■ **Stated problem**: Copy the lines of the data below exactly, starting at the first and stopping after the line that contains "const plotH = height"; include no pictures.

■ **Material**:

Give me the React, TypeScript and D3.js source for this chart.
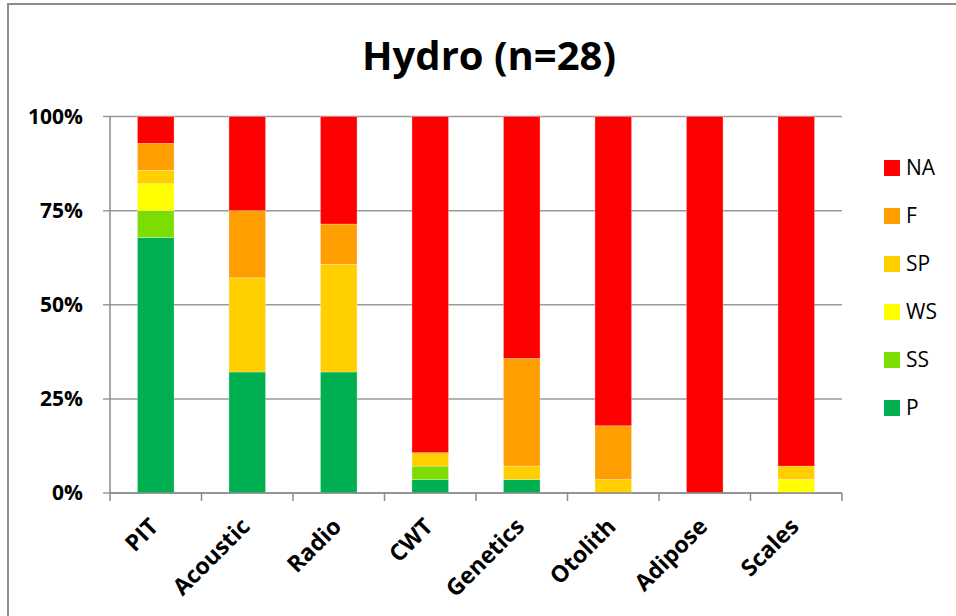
import { useEffect, useRef } from 'react'
import * as d3 from 'd3'

const categories = ['PIT', 'Acoustic', 'Radio', 'CWT', 'Genetics', 'Otolith', 'Adipose', 'Scales']
const seriesNames = ['P', 'SS', 'WS', 'SP', 'F', 'NA']
const seriesColors = ['#00b050', '#7ddc00', '#ffff00', '#ffcf00', '#ff9e00', '#ff0000']

// counts out of n = 28
const P = [19, 9, 9, 1, 1, 0, 0, 0]
const SS = [2, 0, 0, 1, 0, 0, 0, 0]
const WS = [2, 0, 0, 0, 0, 0, 0, 1]
const SP = [1, 7, 8, 1, 1, 1, 0, 1]
const F = [2, 5, 3, 0, 8, 4, 0, 0]
const NA = [2, 7, 8, 25, 18, 23, 28, 26]

const yTicks = [0, 0.25, 0.5, 0.75, 1]
const title = 'Hydro (n=28)'

export default function App() {
  const svgRef = useRef<SVGSVGElement>(null)
  const width = 956
  const height = 616

  useEffect(() => {
    if (!svgRef.current) return
    const svg = d3.select(svgRef.current)
    svg.selectAll('*').remove()

    const margin = { top: 116.5, left: 110, right: 114, bottom: 123 }
    const plotW = width - margin.left - margin.right
    const plotH = height - margin.top - margin.bottom

    const rows = categories.map((c, i) => {
      const vals = [P[i], SS[i], WS[i], SP[i], F[i], NA[i]]
      const total = d3.sum(vals)
      const r: Record<string, any> = { cat: c }
      seriesNames.forEach((s, k) => (r[s] = vals[k] / total))
      return r
    })

    const stacked = d3.stack<any>().keys(seriesNames)(rows)

    const x = d3.scaleBand().domain(categories).range([0, plotW]).paddingInner(0.6).paddingOuter(0.3)
    const y = d3.scaleLinear().domain([0, 1]).range([plotH, 0])

    // chart border
    svg.append('rect')
      .attr('x', 8).attr('y', 4)
      .attr('width', width).attr('height', height)
      .attr('fill', 'none')
      .attr('stroke', '#8c8c8c')
      .attr('stroke-width', 2)

    svg.append('text')
      .attr('x', 489).attr('y', 70)
      .attr('text-anchor', 'middle')
      .attr('font-family', '"Open Sans", sans-serif')
      .attr('font-weight', 'bold')
      .attr('font-size', 40)
      .text(title)

    const g = svg.append('g').attr('transform', `translate(${margin.left},${margin.top})`)

    // gridlines
    g.append('g')
      .selectAll('line')
      .data(yTicks)
      .enter().append('line')
      .attr('x1', -7).attr('x2', plotW)
      .attr('y1', d => y(d)).attr('y2', d => y(d))
      .attr('stroke', '#9a9a9a')
      .attr('stroke-width', 1.5)

    g.append('g')
      .selectAll('text')
      .data(yTicks)
      .enter().append('text')
      .attr('x', -27)
      .attr('y', d => y(d))
      .attr('dy', '0.35em')
      .attr('text-anchor', 'end')
      .attr('font-family', '"Open Sans", sans-serif')
      .attr('font-weight', 'bold')
      .attr('font-size', 21)
      .text(d => d3.format('.0%')(d))

    // bars
    g.append('g')
      .selectAll('g')
      .data(stacked)
      .enter().append('g')
      .attr('fill', (_, i) => seriesColors[i])
      .selectAll('rect')
      .data(d => d)
      .enter().append('rect')
      .attr('x', d => x(d.data.cat)!)
      .attr('width', x.bandwidth())
      .attr('y', d => y(d[1]))
      .attr('height', d => y(d[0]) - y(d[1]))
      .attr('stroke', '#ffffff')
      .attr('stroke-opacity', 0.35)
      .attr('stroke-width', 0.8)

    // axes lines
    g.append('line')
      .attr('x1', 0).attr('x2', 0).attr('y1', 0).attr('y2', plotH)
      .attr('stroke', '#8a8a8a').attr('stroke-width', 1.5)
    g.append('line')
      .attr('x1', 0).attr('x2', plotW).attr('y1', plotH).attr('y2', plotH)
      .attr('stroke', '#8a8a8a').attr('stroke-width', 1.5)

    const tickXs = d3.range(categories.length + 1).map(i => i * plotW / categories.length)
    g.append('g')
      .selectAll('line')
      .data(tickXs)
      .enter().append('line')
      .attr('x1', d => d).attr('x2', d => d)
      .attr('y1', plotH).attr('y2', plotH + 8)
      .attr('stroke', '#8a8a8a').attr('stroke-width', 1.5)

    g.append('g')
      .selectAll('text')
      .data(categories)
      .enter().append('text')
      .attr('transform', d => `translate(${x(d)! + x.bandwidth() / 2 + 4},${plotH + 35}) rotate(-45)`)
      .attr('text-anchor', 'end')
      .attr('font-family', '"Open Sans", sans-serif')
      .attr('font-weight', 'bold')
      .attr('font-size', 23)
      .text(d => d)

    // legend
    const legendNames = seriesNames.slice().reverse()
    const legendColors = seriesColors.slice().reverse()
    const legend = svg.append('g').attr('transform', 'translate(884,168)')
    legendNames.forEach((s, i) => {
      const row = legend.append('g').attr('transform', `translate(0,${i * 48})`)
      row.append('rect')
        .attr('x', 0).attr('y', -8)
        .attr('width', 16).attr('height', 16)
        .attr('fill', legendColors[i])
      row.append('text')
        .attr('x', 22).attr('y', 0)
        .attr('dy', '0.35em')
        .attr('font-family', '"Open Sans", sans-serif')
        .attr('font-size', 21)
        .text(s)
    })
  }, [])

  return (
    <svg
      ref={svgRef}
      width={width}
      height={height}
      style={{ position: 'absolute', left: 0, top: 0, background: '#fff' }}
    />
  )
}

■ **Correct response**:
Give me the React, TypeScript and D3.js source for this chart.
import { useEffect, useRef } from 'react'
import * as d3 from 'd3'

const categories = ['PIT', 'Acoustic', 'Radio', 'CWT', 'Genetics', 'Otolith', 'Adipose', 'Scales']
const seriesNames = ['P', 'SS', 'WS', 'SP', 'F', 'NA']
const seriesColors = ['#00b050', '#7ddc00', '#ffff00', '#ffcf00', '#ff9e00', '#ff0000']

// counts out of n = 28
const P = [19, 9, 9, 1, 1, 0, 0, 0]
const SS = [2, 0, 0, 1, 0, 0, 0, 0]
const WS = [2, 0, 0, 0, 0, 0, 0, 1]
const SP = [1, 7, 8, 1, 1, 1, 0, 1]
const F = [2, 5, 3, 0, 8, 4, 0, 0]
const NA = [2, 7, 8, 25, 18, 23, 28, 26]

const yTicks = [0, 0.25, 0.5, 0.75, 1]
const title = 'Hydro (n=28)'

export default function App() {
  const svgRef = useRef<SVGSVGElement>(null)
  const width = 956
  const height = 616

  useEffect(() => {
    if (!svgRef.current) return
    const svg = d3.select(svgRef.current)
    svg.selectAll('*').remove()

    const margin = { top: 116.5, left: 110, right: 114, bottom: 123 }
    const plotW = width - margin.left - margin.right
    const plotH = height - margin.top - margin.bottom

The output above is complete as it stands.